There are times when big business embarrasses its best friends. Consider two recent incidents. One of them is serious. The other is relatively trivial. Both point unerringly to shortcomings at the level of top management.

Let me take them in reverse order. In 1982 an immigrant from the Philippines, Juana Evelina Resurrecion Robles-Florendo, invested her life savings in a small restaurant in downtown Baltimore. From childhood she had been known as "Sony." Not surprisingly, in all innocence, she named her restaurant "Sony's."Innocence, alas, may carry a high price. Lawyers from the vast Sony Corp. descended upon her. In 1984 they filed suit demanding $2.9 million in damages. What had she done? She had infringed their trademark! She was engaged in unfair competition! Consumers would be confused!

Florendo retained counsel, but to no avail. She offered to change the restaurant's name to "Sony Florendo's," but the Japanese tycoons were not amused. Big Sony wrung an agreement from Little Sony. They would drop the suit if she would abandon any use of her name. Three weeks ago a grace period expired, and now the name of "Sony" must disappear from the restaurant altogether.

Maryland's Sen. Barbara Mikulski wrote a hot letter to Akio Morita, the head of Sony Corp.: "Shame on you, Sony! I've known Sony Florendo for years. I can't understand how this woman is a threat to Sony Corp. She sells food, not electronics or anything that competes with your company. Sony Corp. may have the law on its side. But you do not have common sense or even common decency on your side. Why are you bullying her?"

A Sony vice chairman, N. Vander Dussen, responded with a syrupy letter saying the corporation had no intent to bully; it was only protecting its trademark. They had given Florendo a four-year period to comply with a court order. And Big Sony wished her well. So much for this troublesome woman.

The second incident involves operators of coal mines. A couple of weeks ago Lynn Martin, secretary of labor, spelled out an ugly story before a House committee. At least 500 mining companies, she charged, have flagrantly violated a major law governing mine safety. One of them, the giant Peabody Coal Co., largest in the nation, has pleaded guilty and accepted a $500,000 fine for tampering with evidence.

One of the perils of underground mining lies in heavy concentrations of coal dust. To protect against the hazard, some miners are randomly equipped with an air sampling device. This is a filter that traps ambient dust. After eight hours of exposure, the test filter is sent to a federal laboratory in Pittsburgh where it is weighed.

Martin told the committee that the laboratory found clear evidence of tampering. It appeared that some mine operators had carefully vacuumed dust out of the devices or had otherwise fiddled with the evidence before sending the filters to Pittsburgh. The Labor Department has imposed fines of $5 million for 5,000 violations at 847 mines.

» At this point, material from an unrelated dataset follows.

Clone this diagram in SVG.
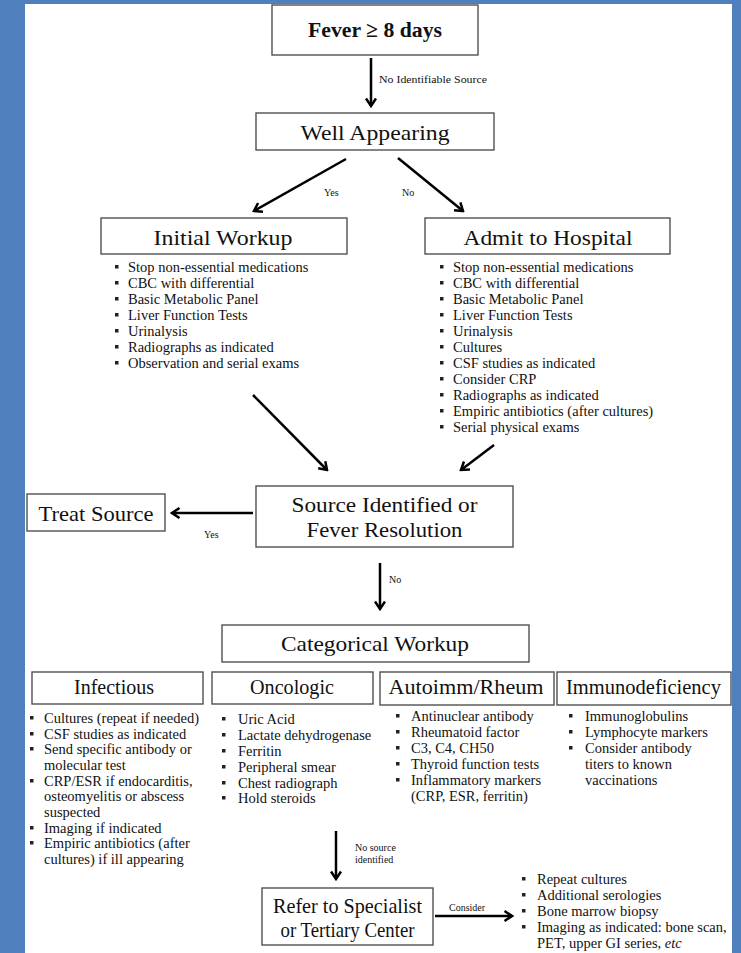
<svg xmlns="http://www.w3.org/2000/svg" width="741" height="953" viewBox="0 0 741 953">
<style>
text{font-family:'Liberation Serif','Times New Roman',serif;fill:#111}
.box{fill:#fff;stroke:#505050;stroke-width:1.4}
.h{font-size:22px;text-anchor:middle}
.sh{font-size:20px;text-anchor:middle}
.li{font-size:14.5px}
.lb{font-size:10px}
.b{fill:#222}
.ar{stroke:#000;stroke-width:2.5;fill:none;marker-end:url(#ah)}
</style>
<defs>
<marker id="ah" viewBox="0 0 12 12" refX="10" refY="6" markerWidth="12" markerHeight="12" markerUnits="userSpaceOnUse" orient="auto">
<path d="M2.5,1 L10,6 L2.5,11" fill="none" stroke="#000" stroke-width="2.5"/>
</marker>
<rect id="bu" width="3.5" height="3.5" class="b"/>
</defs>
<rect width="741" height="953" fill="#4f7fbd"/>
<rect x="25" y="4" width="707" height="949" fill="#fff"/>

<g id="connectors">
<line class="ar" x1="371" y1="58" x2="371" y2="106"/>
<line class="ar" x1="346" y1="159" x2="254" y2="211"/>
<line class="ar" x1="398" y1="158" x2="463" y2="211"/>
<line class="ar" x1="253" y1="395" x2="327" y2="470"/>
<line class="ar" x1="494" y1="445" x2="461" y2="470"/>
<line class="ar" x1="253" y1="513" x2="172" y2="513"/>
<line class="ar" x1="380" y1="563" x2="380" y2="609"/>
<line class="ar" x1="336" y1="831" x2="336" y2="879"/>
<line class="ar" x1="435" y1="916" x2="512" y2="916"/>
<text class="lb" x="379" y="83" textLength="108" lengthAdjust="spacingAndGlyphs">No Identifiable Source</text>
<text class="lb" x="324" y="196">Yes</text>
<text class="lb" x="402" y="196">No</text>
<text class="lb" x="204" y="538">Yes</text>
<text class="lb" x="389" y="583">No</text>
<text class="lb" x="355" y="851">No source</text>
<text class="lb" x="355" y="863">identified</text>
<text class="lb" x="449" y="911">Consider</text>
</g>

<g id="fever">
<rect class="box" x="272" y="5" width="206" height="50"/>
<text class="h" x="375" y="37" font-weight="bold" font-size="23" textLength="134" lengthAdjust="spacingAndGlyphs">Fever ≥ 8 days</text>
</g>

<g id="well">
<rect class="box" x="256" y="113" width="238" height="37"/>
<text class="h" x="375" y="140" textLength="149" lengthAdjust="spacingAndGlyphs">Well Appearing</text>
</g>

<g id="initial">
<rect class="box" x="101" y="218" width="246" height="36"/>
<text class="h" x="223" y="245" textLength="139" lengthAdjust="spacingAndGlyphs">Initial Workup</text>
<use href="#bu" x="115" y="265"/><text class="li" x="128" y="272">Stop non-essential medications</text>
<use href="#bu" x="115" y="281"/><text class="li" x="128" y="288">CBC with differential</text>
<use href="#bu" x="115" y="297"/><text class="li" x="128" y="304">Basic Metabolic Panel</text>
<use href="#bu" x="115" y="313"/><text class="li" x="128" y="320">Liver Function Tests</text>
<use href="#bu" x="115" y="329"/><text class="li" x="128" y="336">Urinalysis</text>
<use href="#bu" x="115" y="345"/><text class="li" x="128" y="352">Radiographs as indicated</text>
<use href="#bu" x="115" y="361"/><text class="li" x="128" y="368">Observation and serial exams</text>
</g>

<g id="admit">
<rect class="box" x="425" y="218" width="245" height="36"/>
<text class="h" x="548" y="245" textLength="169" lengthAdjust="spacingAndGlyphs">Admit to Hospital</text>
<use href="#bu" x="440" y="265"/><text class="li" x="453" y="272">Stop non-essential medications</text>
<use href="#bu" x="440" y="281"/><text class="li" x="453" y="288">CBC with differential</text>
<use href="#bu" x="440" y="297"/><text class="li" x="453" y="304">Basic Metabolic Panel</text>
<use href="#bu" x="440" y="313"/><text class="li" x="453" y="320">Liver Function Tests</text>
<use href="#bu" x="440" y="329"/><text class="li" x="453" y="336">Urinalysis</text>
<use href="#bu" x="440" y="345"/><text class="li" x="453" y="352">Cultures</text>
<use href="#bu" x="440" y="361"/><text class="li" x="453" y="368">CSF studies as indicated</text>
<use href="#bu" x="440" y="377"/><text class="li" x="453" y="384">Consider CRP</text>
<use href="#bu" x="440" y="393"/><text class="li" x="453" y="400">Radiographs as indicated</text>
<use href="#bu" x="440" y="409"/><text class="li" x="453" y="416">Empiric antibiotics (after cultures)</text>
<use href="#bu" x="440" y="425"/><text class="li" x="453" y="432">Serial physical exams</text>
</g>

<g id="source">
<rect class="box" x="256" y="486" width="257" height="61"/>
<text class="h" x="384.5" y="512" textLength="186" lengthAdjust="spacingAndGlyphs">Source Identified or</text>
<text class="h" x="384.5" y="537" textLength="156" lengthAdjust="spacingAndGlyphs">Fever Resolution</text>
</g>

<g id="treat">
<rect class="box" x="27" y="494" width="138" height="37"/>
<text class="h" x="96" y="521" font-size="23" textLength="115" lengthAdjust="spacingAndGlyphs">Treat Source</text>
</g>

<g id="categorical">
<rect class="box" x="222" y="625" width="307" height="37"/>
<text class="h" x="375" y="651" textLength="188" lengthAdjust="spacingAndGlyphs">Categorical Workup</text>
</g>

<g id="infectious">
<rect class="box" x="32" y="672" width="171" height="32"/>
<text class="sh" x="114" y="694" textLength="80" lengthAdjust="spacingAndGlyphs">Infectious</text>
<use href="#bu" x="30" y="716"/><text class="li" x="44" y="723">Cultures (repeat if needed)</text>
<use href="#bu" x="30" y="732"/><text class="li" x="44" y="739">CSF studies as indicated</text>
<use href="#bu" x="30" y="747"/><text class="li" x="44" y="754">Send specific antibody or</text>
<text class="li" x="44" y="770">molecular test</text>
<use href="#bu" x="30" y="779"/><text class="li" x="44" y="786">CRP/ESR if endocarditis,</text>
<text class="li" x="44" y="801">osteomyelitis or abscess</text>
<text class="li" x="44" y="817">suspected</text>
<use href="#bu" x="30" y="826"/><text class="li" x="44" y="833">Imaging if indicated</text>
<use href="#bu" x="30" y="841"/><text class="li" x="44" y="848">Empiric antibiotics (after</text>
<text class="li" x="44" y="864">cultures) if ill appearing</text>
</g>

<g id="oncologic">
<rect class="box" x="212" y="672" width="161" height="32"/>
<text class="sh" x="292" y="694" textLength="84" lengthAdjust="spacingAndGlyphs">Oncologic</text>
<use href="#bu" x="222" y="717"/><text class="li" x="238" y="724">Uric Acid</text>
<use href="#bu" x="222" y="733"/><text class="li" x="238" y="740">Lactate dehydrogenase</text>
<use href="#bu" x="222" y="749"/><text class="li" x="238" y="756">Ferritin</text>
<use href="#bu" x="222" y="765"/><text class="li" x="238" y="772">Peripheral smear</text>
<use href="#bu" x="222" y="781"/><text class="li" x="238" y="788">Chest radiograph</text>
<use href="#bu" x="222" y="796"/><text class="li" x="238" y="803">Hold steroids</text>
</g>

<g id="autoimm">
<rect class="box" x="380" y="672" width="174" height="33"/>
<text class="sh" x="466" y="694" textLength="155" lengthAdjust="spacingAndGlyphs">Autoimm/Rheum</text>
<use href="#bu" x="396" y="714"/><text class="li" x="411" y="721">Antinuclear antibody</text>
<use href="#bu" x="396" y="730"/><text class="li" x="411" y="737">Rheumatoid factor</text>
<use href="#bu" x="396" y="746"/><text class="li" x="411" y="753">C3, C4, CH50</text>
<use href="#bu" x="396" y="762"/><text class="li" x="411" y="769">Thyroid function tests</text>
<use href="#bu" x="396" y="778"/><text class="li" x="411" y="785">Inflammatory markers</text>
<text class="li" x="411" y="801">(CRP, ESR, ferritin)</text>
</g>

<g id="immuno">
<rect class="box" x="557" y="672" width="174" height="33"/>
<text class="sh" x="643.5" y="694" textLength="155" lengthAdjust="spacingAndGlyphs">Immunodeficiency</text>
<use href="#bu" x="569" y="714"/><text class="li" x="585" y="721">Immunoglobulins</text>
<use href="#bu" x="569" y="730"/><text class="li" x="585" y="737">Lymphocyte markers</text>
<use href="#bu" x="569" y="746"/><text class="li" x="585" y="753">Consider antibody</text>
<text class="li" x="585" y="769">titers to known</text>
<text class="li" x="585" y="785">vaccinations</text>
</g>

<g id="refer">
<rect class="box" x="262" y="888" width="171" height="57"/>
<text class="h" x="347.5" y="913" font-size="21" textLength="149" lengthAdjust="spacingAndGlyphs">Refer to Specialist</text>
<text class="h" x="347.5" y="937" font-size="21" textLength="134" lengthAdjust="spacingAndGlyphs">or Tertiary Center</text>
</g>

<g id="consider-list">
<use href="#bu" x="522" y="877"/><text class="li" x="537" y="884">Repeat cultures</text>
<use href="#bu" x="522" y="893"/><text class="li" x="537" y="900">Additional serologies</text>
<use href="#bu" x="522" y="909"/><text class="li" x="537" y="916">Bone marrow biopsy</text>
<use href="#bu" x="522" y="925"/><text class="li" x="537" y="932">Imaging as indicated: bone scan,</text>
<text class="li" x="537" y="948">PET, upper GI series, <tspan font-style="italic">etc</tspan></text>
</g>
</svg>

The coal miner's life is a hard life. The risk of physical injury is compounded by the risk of contracting black lung disease. Affected workers file roughly 150,000 claims for compensation every year. It is unconscionable - no other word will do - for companies willfully to tamper with evidence that might lead to a lessening of the fatal dust.

Why does big business get to be bad business? In some instances, we have to surmise, the answer is greed, pure greed. Peabody's executives and underlings, we may speculate, wanted the filter evidence to show them to be in compliance with safety laws. If they were found not in compliance, they would risk heavy fines.

In the matter of Sony, the answer is stupidity, pure stupidity. Yes, it is important to protect a trademark, but Sony's lawyers must rank among the dumbest lawyers ever to file a lawsuit. As Mikulski said, the small restaurant in Baltimore was no threat whatever to the international electronics colossus. Corporate managers are supposed to have good judgment. Here the judgment was terrible.

I am curious about the knuckleheads at Peabody and Sony. Has anyone been fired? Reprimanded? Scolded? Maybe yes, more probably no. To read the business news these days is to reflect that all too often responsible parties tend to blunder on until they drag down their bonuses and retire.